Australian politician

Deepak-Raj Gupta is an Indian-born Australian politician and community leader. He was a Labor member for Yerrabi in the Australian Capital Territory Legislative Assembly from July 2019 to October 2020.

==Biography==
Gupta was born in the city of Agra in Uttar Pradesh, India, and raised in Chandigarh. He completed his Bachelor of Arts at Punjab University in Chandigarh. In 1989 he emigrated to Australia to complete an information technology diploma at the Holmesglen Institute in Melbourne. Gupta moved to Canberra in 2001. In Canberra, Gupta worked for a private insurance company and briefly became a project manager at the Department of Defence. In 2015, Gupta was involved in an ACT Government delegation to India to promote trade and business between India and Australia. Gupta currently lives in Gungahlin with his wife and two children.

==Community engagement==

Gupta was the president of the Australia India Business Council (AIBC) ACT Chapter for 10 years and is now a member of the AIBC National Executive Board of Directors. He has helped organise several popular multicultural programs in the annual National Multicultural Festival as well as starting events such as the 'India in the City' program and the World Curry Festival.
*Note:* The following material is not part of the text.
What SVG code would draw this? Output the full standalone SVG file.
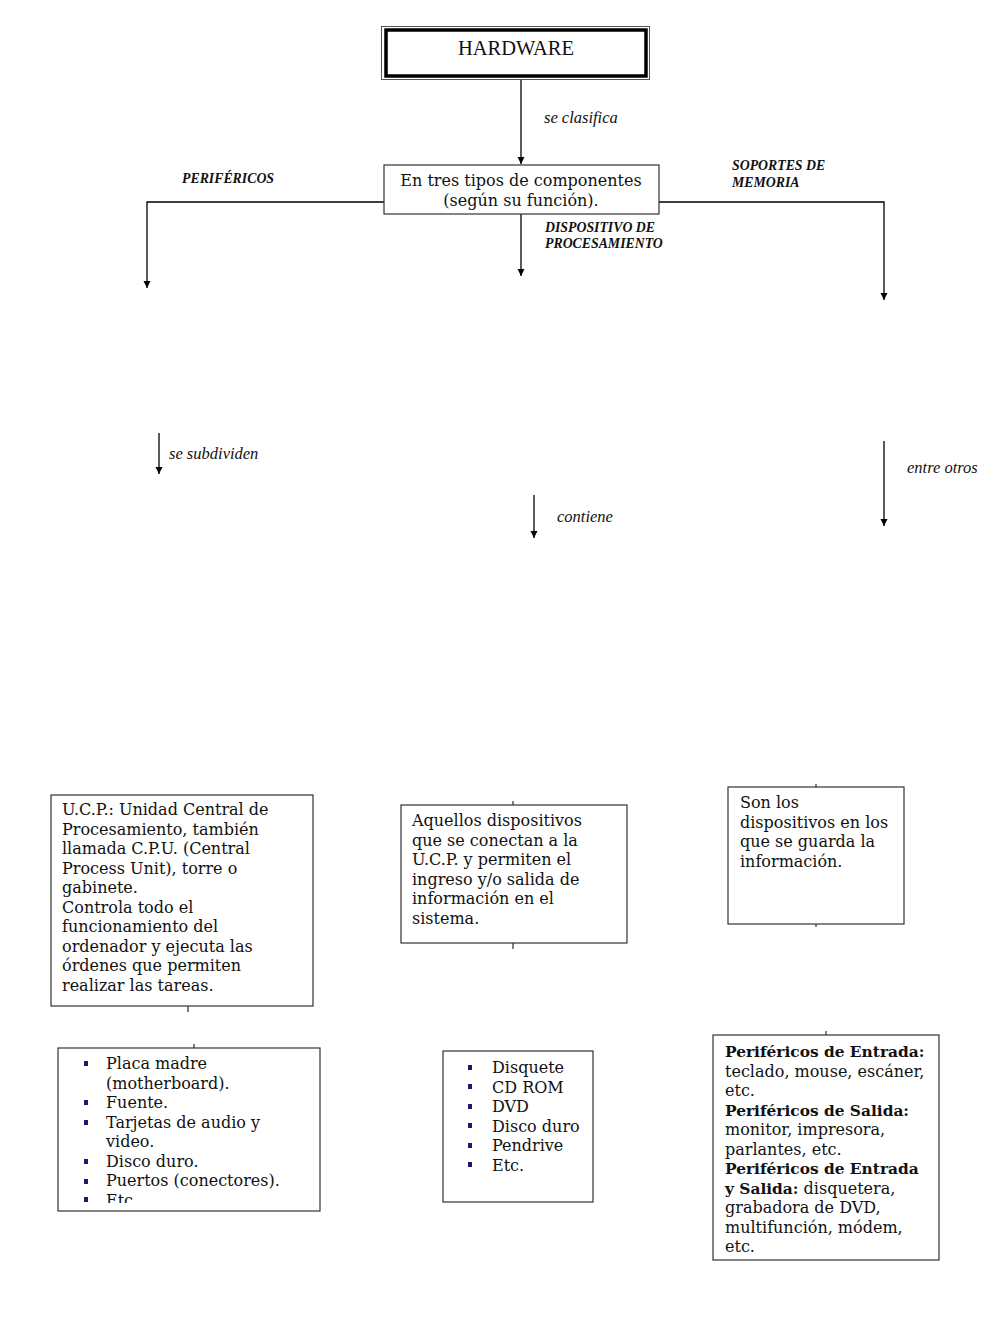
<svg xmlns="http://www.w3.org/2000/svg" width="1000" height="1333" viewBox="0 0 1000 1333">
<style>
.box{fill:#fff;stroke:#333;stroke-width:1.2}
.ln{stroke:#000;stroke-width:1.3;fill:none}
.tk{stroke:#000;stroke-width:1}
.t{font-family:"DejaVu Serif","Liberation Serif",serif;font-size:16px;fill:#111}
.b{font-weight:bold;font-size:15.4px}
.lab{font-family:"Liberation Serif",serif;font-style:italic;font-size:16.5px;fill:#111}
.cap{font-family:"Liberation Serif",serif;font-style:italic;font-weight:bold;font-size:13.8px;fill:#111}
.bul{fill:#1a1a6e}
</style>
<defs>
<marker id="ah" markerWidth="8" markerHeight="8" refX="7" refY="4" orient="auto" markerUnits="userSpaceOnUse">
<path d="M0,0.5 L7,4 L0,7.5 Z" fill="#000"/>
</marker>
<clipPath id="c4"><rect x="58" y="1048" width="262" height="155"/></clipPath>
</defs>
<rect width="1000" height="1333" fill="#fff"/>

<g id="connectors">
<line class="ln" x1="521" y1="79" x2="521" y2="164" marker-end="url(#ah)"/>
<polyline class="ln" points="384,202 147,202 147,288" marker-end="url(#ah)"/>
<polyline class="ln" points="659,202 884,202 884,300" marker-end="url(#ah)"/>
<line class="ln" x1="521" y1="214" x2="521" y2="276" marker-end="url(#ah)"/>
<line class="ln" x1="159" y1="433" x2="159" y2="474" marker-end="url(#ah)"/>
<line class="ln" x1="534" y1="495" x2="534" y2="538" marker-end="url(#ah)"/>
<line class="ln" x1="884" y1="441" x2="884" y2="526" marker-end="url(#ah)"/>
<line class="tk" x1="188" y1="1006" x2="188" y2="1012"/>
<line class="tk" x1="194" y1="1044" x2="194" y2="1048"/>
<line class="tk" x1="513" y1="801" x2="513" y2="805"/>
<line class="tk" x1="513" y1="943" x2="513" y2="949"/>
<line class="tk" x1="816" y1="784" x2="816" y2="787"/>
<line class="tk" x1="816" y1="924" x2="816" y2="927"/>
<line class="tk" x1="826" y1="1031" x2="826" y2="1035"/>
<text class="lab" x="544" y="123">se clasifica</text>
<text class="cap" x="182" y="183">PERIFÉRICOS</text>
<text class="cap" x="732" y="170">SOPORTES DE</text>
<text class="cap" x="732" y="187">MEMORIA</text>
<text class="cap" x="545" y="232">DISPOSITIVO DE</text>
<text class="cap" x="545" y="248">PROCESAMIENTO</text>
<text class="lab" x="169" y="459">se subdividen</text>
<text class="lab" x="557" y="522">contiene</text>
<text class="lab" x="907" y="473">entre otros</text>
</g>

<g id="hardware">
<rect x="381.5" y="26.5" width="268" height="53" fill="#fff" stroke="#555" stroke-width="1"/>
<rect x="386" y="30" width="260" height="46" fill="none" stroke="#000" stroke-width="3.5"/>
<text x="516" y="55" text-anchor="middle" font-family="Liberation Serif,serif" font-size="20.5" fill="#111">HARDWARE</text>
</g>

<g id="tipos">
<rect class="box" x="384" y="165" width="275" height="49"/>
<text class="t" x="521" y="186" text-anchor="middle">En tres tipos de componentes</text>
<text class="t" x="521" y="206" text-anchor="middle">(según su función).</text>
</g>

<g id="ucp">
<rect class="box" x="51" y="795" width="262" height="211"/>
<text class="t" x="62" y="815">U.C.P.: Unidad Central de</text>
<text class="t" x="62" y="834.5">Procesamiento, también</text>
<text class="t" x="62" y="854">llamada C.P.U. (Central</text>
<text class="t" x="62" y="873.5">Process Unit), torre o</text>
<text class="t" x="62" y="893">gabinete.</text>
<text class="t" x="62" y="912.5">Controla todo el</text>
<text class="t" x="62" y="932">funcionamiento del</text>
<text class="t" x="62" y="951.5">ordenador y ejecuta las</text>
<text class="t" x="62" y="971">órdenes que permiten</text>
<text class="t" x="62" y="990.5">realizar las tareas.</text>
</g>

<g id="perifericos-def">
<rect class="box" x="401" y="805" width="226" height="138"/>
<text class="t" x="412" y="826">Aquellos dispositivos</text>
<text class="t" x="412" y="845.5">que se conectan a la</text>
<text class="t" x="412" y="865">U.C.P. y permiten el</text>
<text class="t" x="412" y="884.5">ingreso y/o salida de</text>
<text class="t" x="412" y="904">información en el</text>
<text class="t" x="412" y="923.5">sistema.</text>
</g>

<g id="soportes-def">
<rect class="box" x="728" y="787" width="176" height="137"/>
<text class="t" x="740" y="808">Son los</text>
<text class="t" x="740" y="827.5">dispositivos en los</text>
<text class="t" x="740" y="847">que se guarda la</text>
<text class="t" x="740" y="866.5">información.</text>
</g>

<g id="componentes">
<rect class="box" x="58" y="1048" width="262" height="163"/>
<g clip-path="url(#c4)">
<rect class="bul" x="84" y="1061" width="4" height="5"/>
<rect class="bul" x="84" y="1100" width="4" height="5"/>
<rect class="bul" x="84" y="1120" width="4" height="5"/>
<rect class="bul" x="84" y="1159" width="4" height="5"/>
<rect class="bul" x="84" y="1179" width="4" height="5"/>
<rect class="bul" x="84" y="1197" width="4" height="5"/>
<text class="t" x="106" y="1069">Placa madre</text>
<text class="t" x="106" y="1088.5">(motherboard).</text>
<text class="t" x="106" y="1108">Fuente.</text>
<text class="t" x="106" y="1127.5">Tarjetas de audio y</text>
<text class="t" x="106" y="1147">video.</text>
<text class="t" x="106" y="1166.5">Disco duro.</text>
<text class="t" x="106" y="1186">Puertos (conectores).</text>
<text class="t" x="106" y="1205.5">Etc.</text>
</g>
</g>

<g id="memorias">
<rect class="box" x="443" y="1051" width="150" height="151"/>
<rect class="bul" x="468" y="1065" width="4" height="5"/>
<rect class="bul" x="468" y="1084" width="4" height="5"/>
<rect class="bul" x="468" y="1104" width="4" height="5"/>
<rect class="bul" x="468" y="1123" width="4" height="5"/>
<rect class="bul" x="468" y="1143" width="4" height="5"/>
<rect class="bul" x="468" y="1162" width="4" height="5"/>
<text class="t" x="492" y="1073">Disquete</text>
<text class="t" x="492" y="1092.5">CD ROM</text>
<text class="t" x="492" y="1112">DVD</text>
<text class="t" x="492" y="1131.5">Disco duro</text>
<text class="t" x="492" y="1151">Pendrive</text>
<text class="t" x="492" y="1170.5">Etc.</text>
</g>

<g id="tipos-perifericos">
<rect class="box" x="713" y="1035" width="226" height="225"/>
<text class="t b" x="725" y="1057">Periféricos de Entrada:</text>
<text class="t" x="725" y="1076.5">teclado, mouse, escáner,</text>
<text class="t" x="725" y="1096">etc.</text>
<text class="t b" x="725" y="1115.5">Periféricos de Salida:</text>
<text class="t" x="725" y="1135">monitor, impresora,</text>
<text class="t" x="725" y="1154.5">parlantes, etc.</text>
<text class="t b" x="725" y="1174">Periféricos de Entrada</text>
<text class="t" x="725" y="1193.5"><tspan class="b">y Salida:</tspan> disquetera,</text>
<text class="t" x="725" y="1213">grabadora de DVD,</text>
<text class="t" x="725" y="1232.5">multifunción, módem,</text>
<text class="t" x="725" y="1252">etc.</text>
</g>
</svg>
In 2012, Gupta was awarded the ACT Community Advocate award. In 2015, he was awarded the Community Service Excellence Award in Sydney, NSW. The award was in recognition of Gupta's work in promoting multicultural harmony, acceptance, mutual respect and understanding among the ACT's diverse communities.

==Political career==
Under the Labor Party in 2016, Gupta was the first person of Indian origin to run in an ACT election. Gupta was sworn in during July 2019, he became the first Indian-born person to hold the position of MLA in the Australian Capital Territory. He was also the first MLA to be sworn in on the Bhagwat Gita, representing his Hindu faith.

Gupta's maiden speech focused on education, health, supporting small business and multiculturalism.
During his time in the Assembly, Gupta has pushed forward support for increased water efficiency, providing cost of living support through a strong climate strategy and recognition of Canberra's designer Walter Burley Griffin.
In 2019, Gupta joined Chief Minister Andrew Barr on a delegation to India, to discuss education and tourism, and to promote trade relationships between the ACT, New Delhi and Mumbai. Gupta was unsuccessful at the 2020 ACT election.

==Award and recognition==
On 26 January 2022, Gupta has been awarded a Medal of the Order of Australia in recognition of his service to Canberra.